* _Aim_
Copy all of the material exactly. Pictures are not to appear in the copy.

######

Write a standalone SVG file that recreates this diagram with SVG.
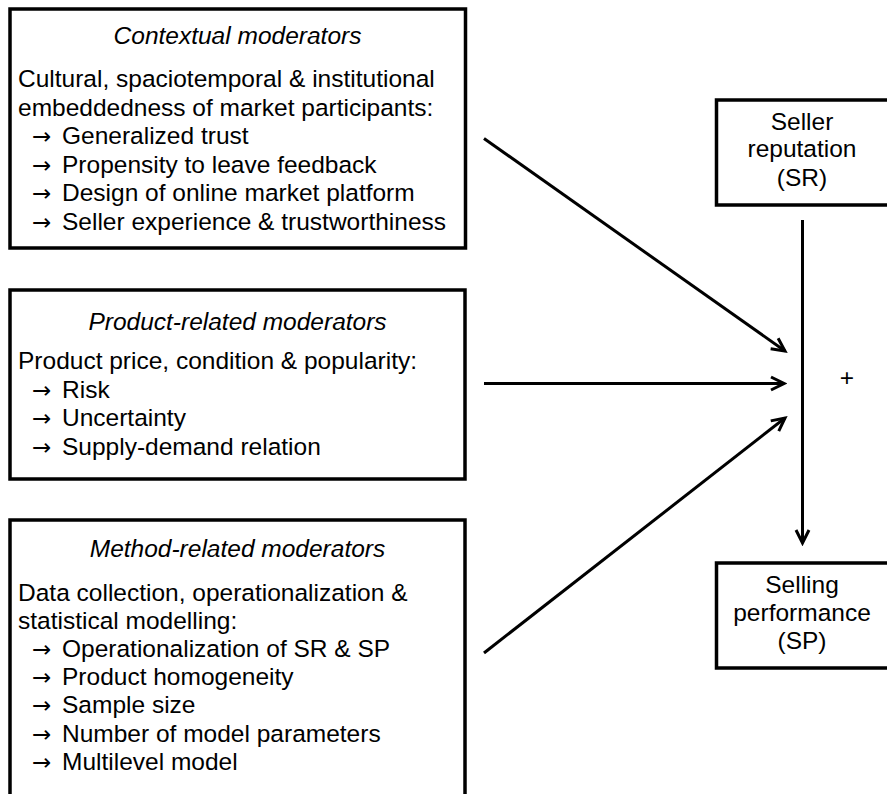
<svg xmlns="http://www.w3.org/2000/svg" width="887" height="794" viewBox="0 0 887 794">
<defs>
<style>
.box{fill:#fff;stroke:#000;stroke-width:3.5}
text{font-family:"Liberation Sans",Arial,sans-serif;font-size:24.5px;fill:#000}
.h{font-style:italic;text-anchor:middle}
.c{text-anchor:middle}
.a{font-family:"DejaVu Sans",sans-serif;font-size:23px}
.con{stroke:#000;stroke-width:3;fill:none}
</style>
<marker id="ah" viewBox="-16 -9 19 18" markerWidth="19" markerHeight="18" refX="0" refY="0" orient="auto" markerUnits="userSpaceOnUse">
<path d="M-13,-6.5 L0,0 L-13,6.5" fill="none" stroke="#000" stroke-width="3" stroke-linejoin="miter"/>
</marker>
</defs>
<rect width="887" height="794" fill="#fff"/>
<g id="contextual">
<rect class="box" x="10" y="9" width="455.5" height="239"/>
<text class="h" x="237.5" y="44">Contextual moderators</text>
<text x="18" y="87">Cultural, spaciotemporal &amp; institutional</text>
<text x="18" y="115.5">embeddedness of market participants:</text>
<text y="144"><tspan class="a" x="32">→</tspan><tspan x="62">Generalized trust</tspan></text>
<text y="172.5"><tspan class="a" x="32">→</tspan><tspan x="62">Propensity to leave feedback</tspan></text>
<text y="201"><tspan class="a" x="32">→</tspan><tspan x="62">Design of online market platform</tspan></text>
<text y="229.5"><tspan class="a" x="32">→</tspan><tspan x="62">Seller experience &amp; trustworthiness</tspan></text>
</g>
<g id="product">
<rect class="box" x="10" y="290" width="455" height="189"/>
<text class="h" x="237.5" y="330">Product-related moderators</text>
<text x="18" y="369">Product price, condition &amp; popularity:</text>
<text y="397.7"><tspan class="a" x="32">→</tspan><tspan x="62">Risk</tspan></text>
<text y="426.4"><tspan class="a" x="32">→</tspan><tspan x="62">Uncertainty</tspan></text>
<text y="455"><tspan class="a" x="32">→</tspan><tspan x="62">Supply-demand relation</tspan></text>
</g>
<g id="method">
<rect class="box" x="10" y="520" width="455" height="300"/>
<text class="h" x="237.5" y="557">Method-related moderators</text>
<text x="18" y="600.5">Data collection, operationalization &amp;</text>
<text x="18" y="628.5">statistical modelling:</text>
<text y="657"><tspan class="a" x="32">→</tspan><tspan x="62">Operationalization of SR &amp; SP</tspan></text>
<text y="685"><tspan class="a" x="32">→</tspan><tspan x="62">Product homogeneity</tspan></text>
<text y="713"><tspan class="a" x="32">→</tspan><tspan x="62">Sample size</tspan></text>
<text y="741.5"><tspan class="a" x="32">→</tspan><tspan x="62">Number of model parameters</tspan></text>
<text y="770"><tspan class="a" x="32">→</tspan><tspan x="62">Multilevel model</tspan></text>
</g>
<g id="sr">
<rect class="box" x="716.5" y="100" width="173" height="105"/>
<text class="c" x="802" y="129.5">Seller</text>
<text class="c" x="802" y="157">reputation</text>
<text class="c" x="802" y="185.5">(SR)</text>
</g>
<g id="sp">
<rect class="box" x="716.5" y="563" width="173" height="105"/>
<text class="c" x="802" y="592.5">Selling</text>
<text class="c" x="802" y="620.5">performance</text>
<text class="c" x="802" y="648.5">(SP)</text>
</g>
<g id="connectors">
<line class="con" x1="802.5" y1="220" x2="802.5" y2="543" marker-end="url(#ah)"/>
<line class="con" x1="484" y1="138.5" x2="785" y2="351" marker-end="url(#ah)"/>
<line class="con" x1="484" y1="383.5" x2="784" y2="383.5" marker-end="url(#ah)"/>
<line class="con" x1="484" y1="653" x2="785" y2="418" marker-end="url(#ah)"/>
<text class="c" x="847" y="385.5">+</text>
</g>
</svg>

######

* _Exercise output_
Write a standalone SVG file that recreates this diagram with SVG.
<svg xmlns="http://www.w3.org/2000/svg" width="887" height="794" viewBox="0 0 887 794">
<defs>
<style>
.box{fill:#fff;stroke:#000;stroke-width:3.5}
text{font-family:"Liberation Sans",Arial,sans-serif;font-size:24.5px;fill:#000}
.h{font-style:italic;text-anchor:middle}
.c{text-anchor:middle}
.a{font-family:"DejaVu Sans",sans-serif;font-size:23px}
.con{stroke:#000;stroke-width:3;fill:none}
</style>
<marker id="ah" viewBox="-16 -9 19 18" markerWidth="19" markerHeight="18" refX="0" refY="0" orient="auto" markerUnits="userSpaceOnUse">
<path d="M-13,-6.5 L0,0 L-13,6.5" fill="none" stroke="#000" stroke-width="3" stroke-linejoin="miter"/>
</marker>
</defs>
<rect width="887" height="794" fill="#fff"/>
<g id="contextual">
<rect class="box" x="10" y="9" width="455.5" height="239"/>
<text class="h" x="237.5" y="44">Contextual moderators</text>
<text x="18" y="87">Cultural, spaciotemporal &amp; institutional</text>
<text x="18" y="115.5">embeddedness of market participants:</text>
<text y="144"><tspan class="a" x="32">→</tspan><tspan x="62">Generalized trust</tspan></text>
<text y="172.5"><tspan class="a" x="32">→</tspan><tspan x="62">Propensity to leave feedback</tspan></text>
<text y="201"><tspan class="a" x="32">→</tspan><tspan x="62">Design of online market platform</tspan></text>
<text y="229.5"><tspan class="a" x="32">→</tspan><tspan x="62">Seller experience &amp; trustworthiness</tspan></text>
</g>
<g id="product">
<rect class="box" x="10" y="290" width="455" height="189"/>
<text class="h" x="237.5" y="330">Product-related moderators</text>
<text x="18" y="369">Product price, condition &amp; popularity:</text>
<text y="397.7"><tspan class="a" x="32">→</tspan><tspan x="62">Risk</tspan></text>
<text y="426.4"><tspan class="a" x="32">→</tspan><tspan x="62">Uncertainty</tspan></text>
<text y="455"><tspan class="a" x="32">→</tspan><tspan x="62">Supply-demand relation</tspan></text>
</g>
<g id="method">
<rect class="box" x="10" y="520" width="455" height="300"/>
<text class="h" x="237.5" y="557">Method-related moderators</text>
<text x="18" y="600.5">Data collection, operationalization &amp;</text>
<text x="18" y="628.5">statistical modelling:</text>
<text y="657"><tspan class="a" x="32">→</tspan><tspan x="62">Operationalization of SR &amp; SP</tspan></text>
<text y="685"><tspan class="a" x="32">→</tspan><tspan x="62">Product homogeneity</tspan></text>
<text y="713"><tspan class="a" x="32">→</tspan><tspan x="62">Sample size</tspan></text>
<text y="741.5"><tspan class="a" x="32">→</tspan><tspan x="62">Number of model parameters</tspan></text>
<text y="770"><tspan class="a" x="32">→</tspan><tspan x="62">Multilevel model</tspan></text>
</g>
<g id="sr">
<rect class="box" x="716.5" y="100" width="173" height="105"/>
<text class="c" x="802" y="129.5">Seller</text>
<text class="c" x="802" y="157">reputation</text>
<text class="c" x="802" y="185.5">(SR)</text>
</g>
<g id="sp">
<rect class="box" x="716.5" y="563" width="173" height="105"/>
<text class="c" x="802" y="592.5">Selling</text>
<text class="c" x="802" y="620.5">performance</text>
<text class="c" x="802" y="648.5">(SP)</text>
</g>
<g id="connectors">
<line class="con" x1="802.5" y1="220" x2="802.5" y2="543" marker-end="url(#ah)"/>
<line class="con" x1="484" y1="138.5" x2="785" y2="351" marker-end="url(#ah)"/>
<line class="con" x1="484" y1="383.5" x2="784" y2="383.5" marker-end="url(#ah)"/>
<line class="con" x1="484" y1="653" x2="785" y2="418" marker-end="url(#ah)"/>
<text class="c" x="847" y="385.5">+</text>
</g>
</svg>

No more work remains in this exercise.